A state-of-the-art review on mechanical performance characterization and modelling of high-performance textile reinforced concretes

Textile reinforced concrete (TRC) is becoming an emerging high-performance construction material due to its outstanding load-bearing capacity, corrosion resistance, and durability. However, the influences of textile type and design parameters on the mechanical performance of TRC have not been fully understood. Therefore, this study aims to enhance the understanding of the mechanical performance of TRC and identify further research needs. The tensile, compressive, and flexural performances of TRC are first discussed based on the literature review.

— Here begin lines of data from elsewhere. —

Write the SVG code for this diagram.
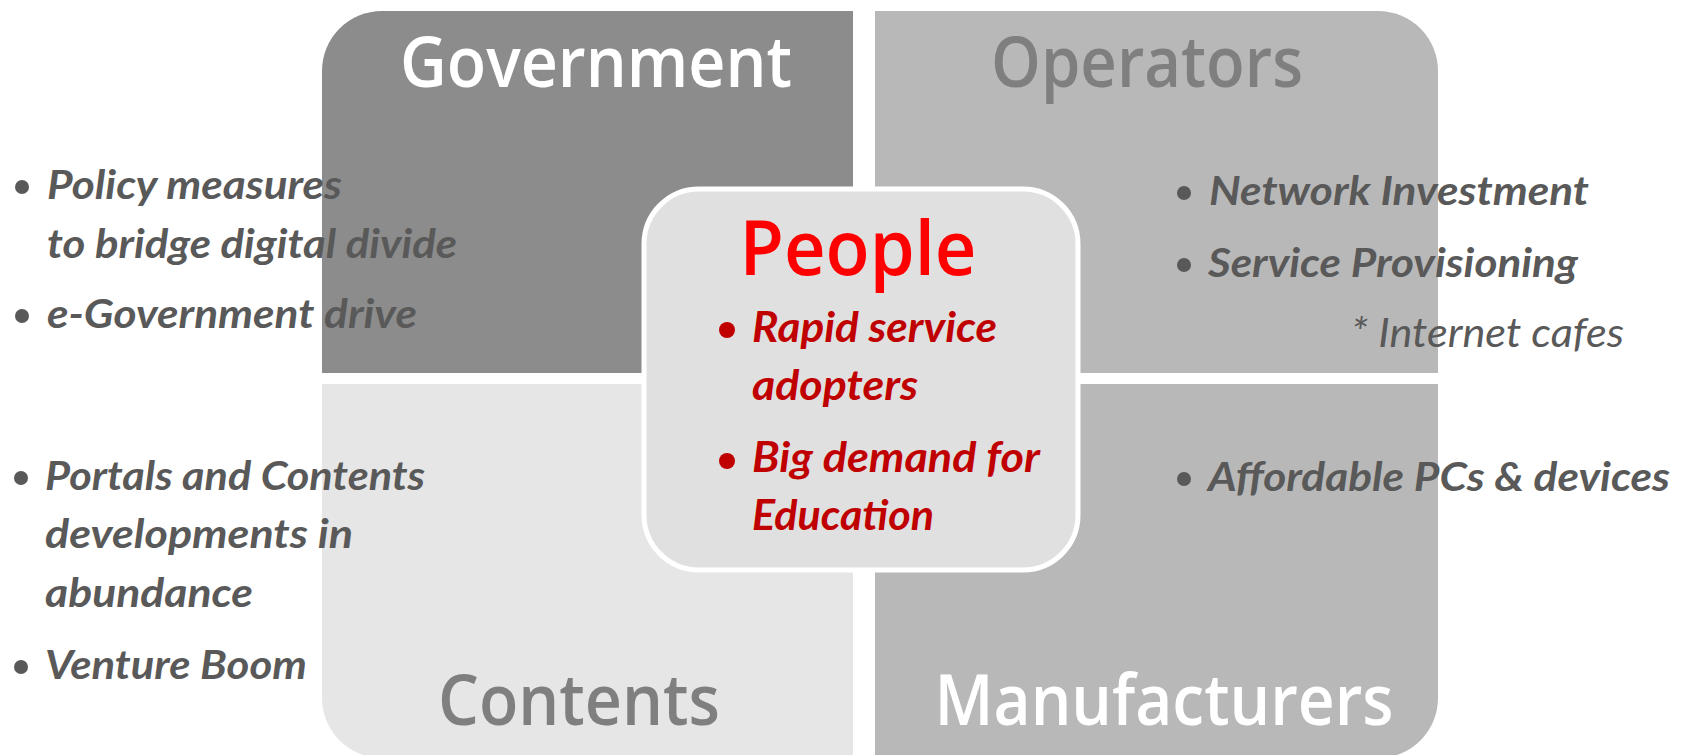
<svg xmlns="http://www.w3.org/2000/svg" width="1685" height="755" viewBox="0 0 1685 755">
<style>
.hd{font-family:"Open Sans",Lato,"Liberation Sans",sans-serif;font-size:70px;font-weight:600;text-anchor:middle}
.bt{font-family:Lato,"Open Sans","Liberation Sans",sans-serif;font-size:40px;font-weight:700;font-style:italic;fill:#595959}
.pt{font-family:Lato,"Open Sans","Liberation Sans",sans-serif;font-size:42px;font-weight:700;font-style:italic;fill:#c00000}
.lt{font-family:Lato,"Open Sans","Liberation Sans",sans-serif;font-size:40px;font-weight:400;font-style:italic;fill:#595959}
.dot{fill:#595959}
.pdot{fill:#c00000}
</style>
<rect width="1685" height="755" fill="#ffffff"/>
<g id="government">
<path d="M322,373 V71 A60,60 0 0 1 382,11 H853 V373 Z" fill="#8c8c8c"/>
<text class="hd" x="596" y="87" fill="#ffffff" textLength="392" lengthAdjust="spacingAndGlyphs">Government</text>
</g>
<g id="operators">
<path d="M875,11 H1378 A60,60 0 0 1 1438,71 V373 H875 Z" fill="#b8b8b8"/>
<text class="hd" x="1147" y="87" fill="#7f7f7f" textLength="312" lengthAdjust="spacingAndGlyphs">Operators</text>
</g>
<g id="contents">
<path d="M322,384 H853 V758 H382 A60,60 0 0 1 322,698 Z" fill="#e6e6e6"/>
<text class="hd" x="579" y="725" fill="#7f7f7f" textLength="282" lengthAdjust="spacingAndGlyphs">Contents</text>
</g>
<g id="manufacturers">
<path d="M875,384 H1438 V698 A60,60 0 0 1 1378,758 H875 Z" fill="#b8b8b8"/>
<text class="hd" x="1164" y="725" fill="#ffffff" textLength="459" lengthAdjust="spacingAndGlyphs">Manufacturers</text>
</g>
<g id="people">
<rect x="644" y="189" width="434" height="381" rx="55" fill="#e0e0e0" stroke="#ffffff" stroke-width="5"/>
<text class="hd" x="858" y="275" fill="#ff0000" style="font-size:76px" textLength="237" lengthAdjust="spacingAndGlyphs">People</text>
<circle class="pdot" cx="727" cy="330" r="8"/>
<text class="pt" x="752" y="342" textLength="245" lengthAdjust="spacingAndGlyphs">Rapid service</text>
<text class="pt" x="752" y="400" textLength="166" lengthAdjust="spacingAndGlyphs">adopters</text>
<circle class="pdot" cx="727" cy="461" r="8"/>
<text class="pt" x="752" y="472" textLength="288" lengthAdjust="spacingAndGlyphs">Big demand for</text>
<text class="pt" x="752" y="530" textLength="182" lengthAdjust="spacingAndGlyphs">Education</text>
</g>
<g id="government-notes">
<circle class="dot" cx="22" cy="187" r="7"/>
<text class="bt" x="47" y="199" textLength="295" lengthAdjust="spacingAndGlyphs">Policy measures</text>
<text class="bt" x="47" y="258" textLength="410" lengthAdjust="spacingAndGlyphs">to bridge digital divide</text>
<circle class="dot" cx="22" cy="316" r="7"/>
<text class="bt" x="47" y="328" textLength="370" lengthAdjust="spacingAndGlyphs">e-Government drive</text>
</g>
<g id="contents-notes">
<circle class="dot" cx="21" cy="478" r="7"/>
<text class="bt" x="45" y="490" textLength="380" lengthAdjust="spacingAndGlyphs">Portals and Contents</text>
<text class="bt" x="45" y="548" textLength="308" lengthAdjust="spacingAndGlyphs">developments in</text>
<text class="bt" x="45" y="607" textLength="208" lengthAdjust="spacingAndGlyphs">abundance</text>
<circle class="dot" cx="21" cy="667" r="7"/>
<text class="bt" x="45" y="679" textLength="262" lengthAdjust="spacingAndGlyphs">Venture Boom</text>
</g>
<g id="operators-notes">
<circle class="dot" cx="1184" cy="193" r="7"/>
<text class="bt" x="1209" y="205" textLength="380" lengthAdjust="spacingAndGlyphs">Network Investment</text>
<circle class="dot" cx="1184" cy="265" r="7"/>
<text class="bt" x="1208" y="277" textLength="370" lengthAdjust="spacingAndGlyphs">Service Provisioning</text>
<text class="lt" x="1351" y="347" textLength="273" lengthAdjust="spacingAndGlyphs">* Internet cafes</text>
</g>
<g id="manufacturers-notes">
<circle class="dot" cx="1184" cy="479" r="7"/>
<text class="bt" x="1208" y="491" textLength="462" lengthAdjust="spacingAndGlyphs">Affordable PCs &amp; devices</text>
</g>
<g id="connectors"/>
</svg>
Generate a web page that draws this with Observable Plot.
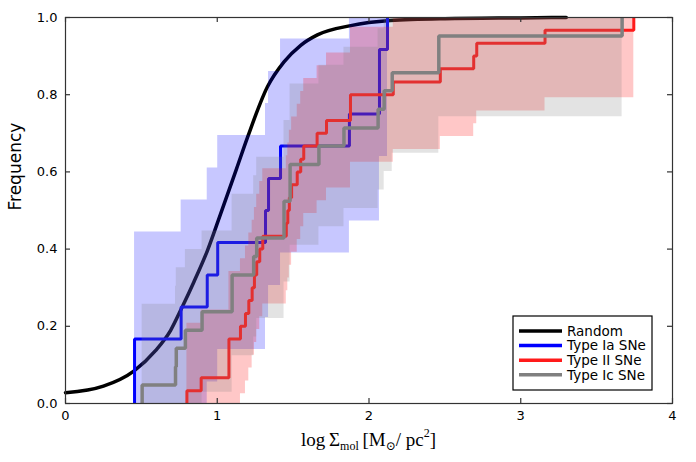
<!DOCTYPE html>
<html><head><meta charset="utf-8">
<script src="https://cdn.jsdelivr.net/npm/d3@7"></script>
<script src="https://cdn.jsdelivr.net/npm/@observablehq/plot@0.6"></script>
<style>body{margin:0;background:#fff;}</style>
</head><body><div id="chart"></div>
<script>
const xTicks = [0, 1, 2, 3, 4];
const yTicks = [0, 0.2, 0.4, 0.6, 0.8, 1.0];

// Random (black smooth CDF)
const randomX = [0, 0.25, 0.45, 0.593, 0.692, 0.769, 0.846, 0.934, 1.021, 1.127, 1.2, 1.33, 1.44, 1.55, 1.66, 1.88, 2.14, 2.5, 3.0, 3.3];
const randomY = [0.028, 0.045, 0.084, 0.137, 0.189, 0.25, 0.315, 0.395, 0.49, 0.608, 0.69, 0.82, 0.885, 0.928, 0.955, 0.979, 0.992, 0.997, 0.999, 1.0];

// Type Ia SNe
const iaX  = [0.455, 0.762, 0.934, 1.003, 1.318, 1.338, 1.417, 1.871, 2.069, 2.122];
const iaF  = [0.167, 0.25, 0.333, 0.417, 0.5, 0.583, 0.667, 0.75, 0.917, 1.0];
const iaHi = [0.444, 0.527, 0.61, 0.694, 0.777, 0.86, 0.944, 1, 1, 1];
const iaLo = [0, 0, 0.056, 0.14, 0.223, 0.306, 0.39, 0.473, 0.64, 0.723];

// Type II SNe
const iiX  = [0.80, 0.894, 1.077, 1.153, 1.186, 1.208, 1.23, 1.245, 1.26, 1.28, 1.30, 1.455, 1.465, 1.475, 1.49, 1.527, 1.55, 1.57, 1.658, 1.72, 1.878, 2.16, 2.47, 2.69, 2.71, 3.16, 3.745];
const iiF  = [0.033, 0.067, 0.167, 0.2, 0.233, 0.267, 0.3, 0.333, 0.367, 0.4, 0.433, 0.467, 0.5, 0.533, 0.567, 0.6, 0.633, 0.667, 0.7, 0.733, 0.8, 0.833, 0.867, 0.9, 0.933, 0.967, 1.0];
const iiHi = [0.208, 0.242, 0.342, 0.375, 0.408, 0.442, 0.475, 0.508, 0.542, 0.575, 0.608, 0.642, 0.675, 0.708, 0.742, 0.775, 0.808, 0.842, 0.875, 0.908, 0.975, 1, 1, 1, 1, 1, 1];
const iiLo = [0, 0, 0, 0.025, 0.058, 0.092, 0.125, 0.158, 0.192, 0.225, 0.258, 0.292, 0.325, 0.358, 0.392, 0.425, 0.458, 0.492, 0.525, 0.558, 0.625, 0.658, 0.692, 0.725, 0.758, 0.792, 0.825];

// Type Ic SNe
const icX  = [0.505, 0.725, 0.73, 0.79, 0.90, 1.098, 1.24, 1.26, 1.44, 1.48, 1.67, 1.835, 2.06, 2.10, 2.153, 2.46, 3.668];
const icF  = [0.048, 0.095, 0.143, 0.190, 0.238, 0.333, 0.381, 0.429, 0.524, 0.619, 0.667, 0.714, 0.762, 0.810, 0.857, 0.952, 1.0];
const icHi = [0.257, 0.304, 0.352, 0.399, 0.447, 0.542, 0.59, 0.638, 0.733, 0.828, 0.876, 0.923, 0.971, 1, 1, 1, 1];
const icLo = [0, 0, 0, 0, 0.029, 0.124, 0.172, 0.22, 0.315, 0.41, 0.458, 0.505, 0.553, 0.601, 0.648, 0.743, 0.791];

const legendNames = ["Random", "Type Ia SNe", "Type II SNe", "Type Ic SNe"];
const legendColors = ["black", "blue", "#ff1a1a", "gray"];

const random = randomX.map((x, i) => ({x, y: randomY[i]}));
const stepLine = (xs, fs) => [{x: xs[0], y: 0}, ...xs.map((x, i) => ({x, y: fs[i]}))];
const band = (xs, lo, hi) => xs.map((x, i) => ({x, lo: lo[i], hi: hi[i]}));

const W = 696, H = 462, mL = 65, mR = 24, mT = 17, mB = 59;
const pw = W - mL - mR, ph = H - mT - mB;
const lineOpts = {x: "x", y: "y", curve: "step-after", strokeLinejoin: "miter", strokeLinecap: "butt"};
const axisColor = "#333";

const plot = Plot.plot({
  width: W, height: H,
  marginLeft: mL, marginRight: mR, marginTop: mT, marginBottom: mB,
  style: {fontFamily: "DejaVu Sans", fontSize: "13px", color: "black", background: "white"},
  x: {domain: [0, 4]},
  y: {domain: [0, 1]},
  marks: [
    Plot.line(random, {x: "x", y: "y", stroke: "black", strokeWidth: 3.5, curve: "monotone-x"}),
    Plot.areaY(band(iaX, iaLo, iaHi), {x: "x", y1: "lo", y2: "hi", curve: "step-after", fill: "blue", fillOpacity: 0.22}),
    Plot.line(stepLine(iaX, iaF), {...lineOpts, stroke: "blue", strokeWidth: 3}),
    Plot.areaY(band(iiX, iiLo, iiHi), {x: "x", y1: "lo", y2: "hi", curve: "step-after", fill: "red", fillOpacity: 0.22}),
    Plot.line(stepLine(iiX, iiF), {...lineOpts, stroke: "#ff1a1a", strokeWidth: 3}),
    Plot.areaY(band(icX, icLo, icHi), {x: "x", y1: "lo", y2: "hi", curve: "step-after", fill: "gray", fillOpacity: 0.22}),
    Plot.line(stepLine(icX, icF), {...lineOpts, stroke: "gray", strokeWidth: 3.5}),
    Plot.frame({stroke: axisColor, strokeWidth: 1.2}),
    Plot.tickX(xTicks, {x: d => d, insetTop: ph - 5, stroke: axisColor, strokeWidth: 1.2}),
    Plot.tickX(xTicks, {x: d => d, insetBottom: ph - 5, stroke: axisColor, strokeWidth: 1.2}),
    Plot.tickY(yTicks, {y: d => d, insetRight: pw - 5, stroke: axisColor, strokeWidth: 1.2}),
    Plot.tickY(yTicks, {y: d => d, insetLeft: pw - 5, stroke: axisColor, strokeWidth: 1.2}),
    Plot.axisX(xTicks, {tickSize: 0, tickPadding: 7, fontSize: 13, tickFormat: d => String(d), label: null}),
    Plot.axisY(yTicks, {tickSize: 0, tickPadding: 8, fontSize: 13, tickFormat: d3.format(".1f"), label: null}),
    Plot.text(["Frequency"], {frameAnchor: "left", dx: -50, rotate: -90, fontSize: 17, text: d => d})
  ]
});

document.getElementById("chart").appendChild(plot);

const svg = d3.select(plot);
// x-axis title with math-like subscripts
const t = svg.append("text")
  .attr("x", mL + pw / 2).attr("y", 446)
  .attr("text-anchor", "middle")
  .style("font-family", "'Liberation Serif', 'DejaVu Serif', serif")
  .style("font-size", "19px").attr("fill", "black");
t.append("tspan").text("log\u2009\u03A3");
t.append("tspan").attr("dy", 4).style("font-size", "12px").text("mol");
t.append("tspan").attr("dy", -4).text("\u2009[M");
t.append("tspan").attr("dy", 4).style("font-size", "12px").text("\u2299");
t.append("tspan").attr("dy", -4).text("/ pc");
t.append("tspan").attr("dy", -9).style("font-size", "12px").text("2");
t.append("tspan").attr("dy", 9).text("]");

// legend
const lg = svg.append("g");
lg.append("rect").attr("x", 513).attr("y", 316).attr("width", 139).attr("height", 74)
  .attr("fill", "white").attr("stroke", "black").attr("stroke-width", 1.2);
legendNames.forEach((name, i) => {
  const yy = 331 + i * 14.6;
  lg.append("line").attr("x1", 519).attr("x2", 562).attr("y1", yy).attr("y2", yy)
    .attr("stroke", legendColors[i]).attr("stroke-width", 3.5);
  lg.append("text").attr("x", 567).attr("y", yy).attr("dy", "0.35em")
    .attr("text-anchor", "start")
    .style("font-family", "DejaVu Sans").style("font-size", "13.5px").attr("fill", "black").text(name);
});
</script>
</body></html>
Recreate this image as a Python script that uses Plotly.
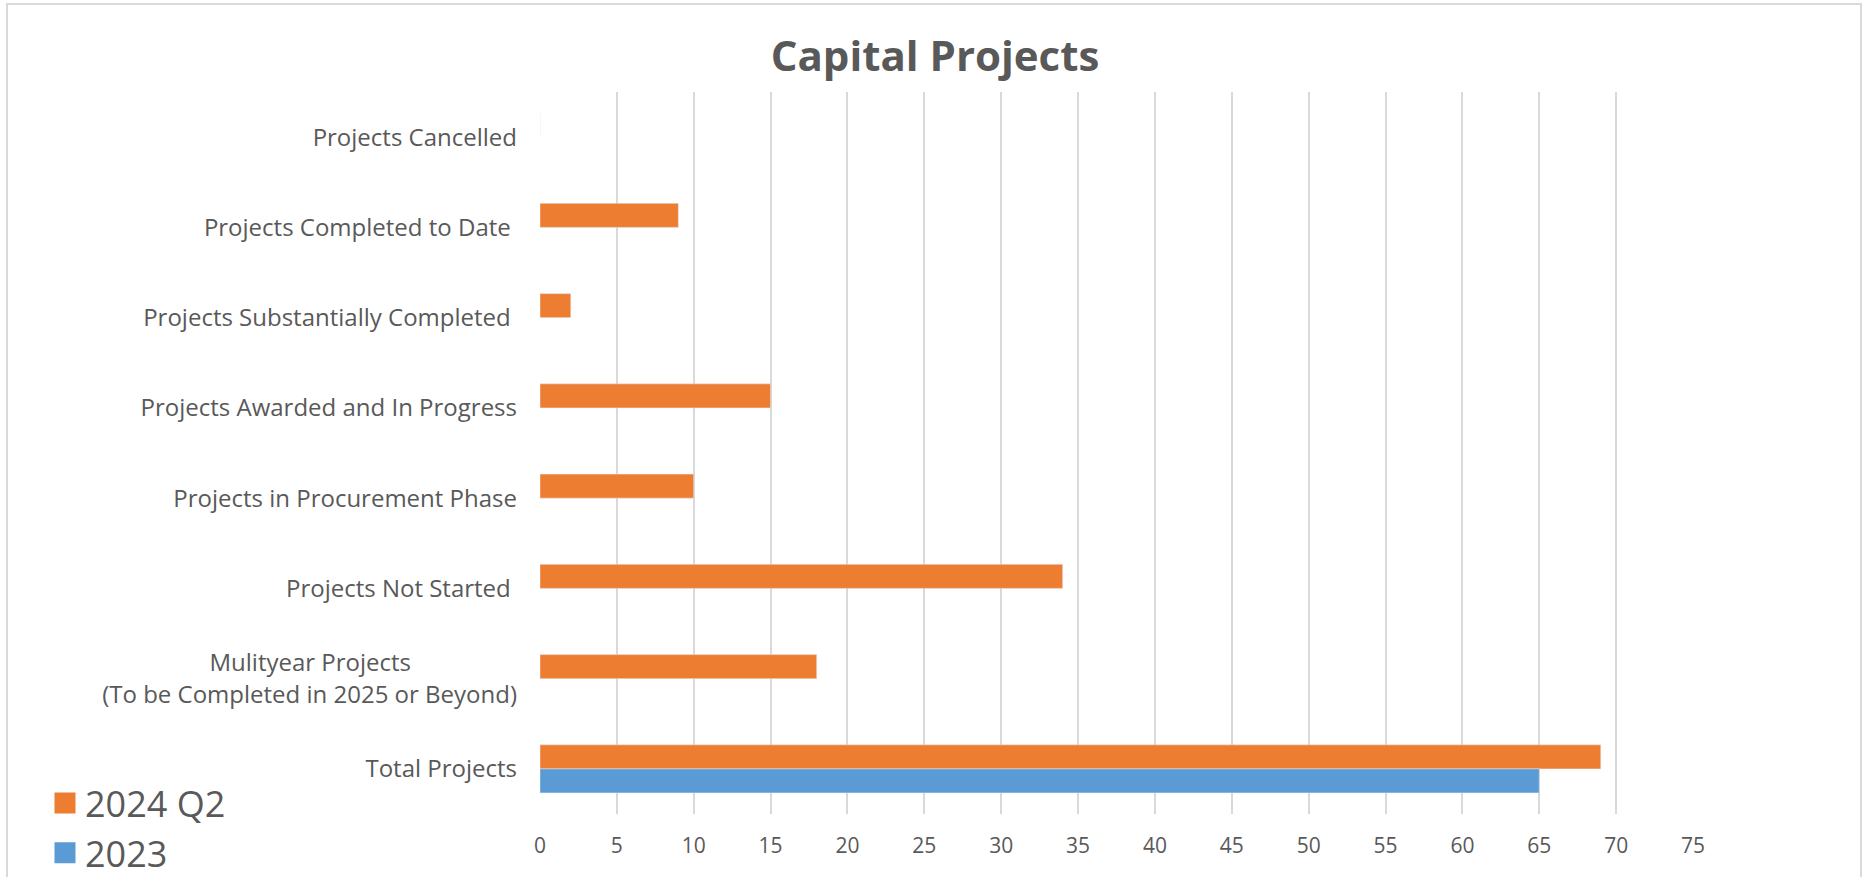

It is found that the mechanical properties of TRC are highly dependent on the shape, geometry, woven type, and yarn properties of the textile. The failure patterns of TRC under tensile and flexural loadings generally include three stages: linear elastic (before the first crack), strain hardening (with multiple cracking), and softening (with fracture failure). The bonding performance of the textile embedded in the cementitious matrix is also reviewed using the pullout test results. The geometric parameters and surface characteristics of the textile significantly affect the interfacial bonding strength. Currently, the analytical models for the mechanical analysis of TRC and the numerical analysis for the 2D and 3D textile-reinforced concrete are available to predict their mechanical behaviours. This study can provide a valuable reference for further investigations on TRC materials and promote their applications in civil engineering.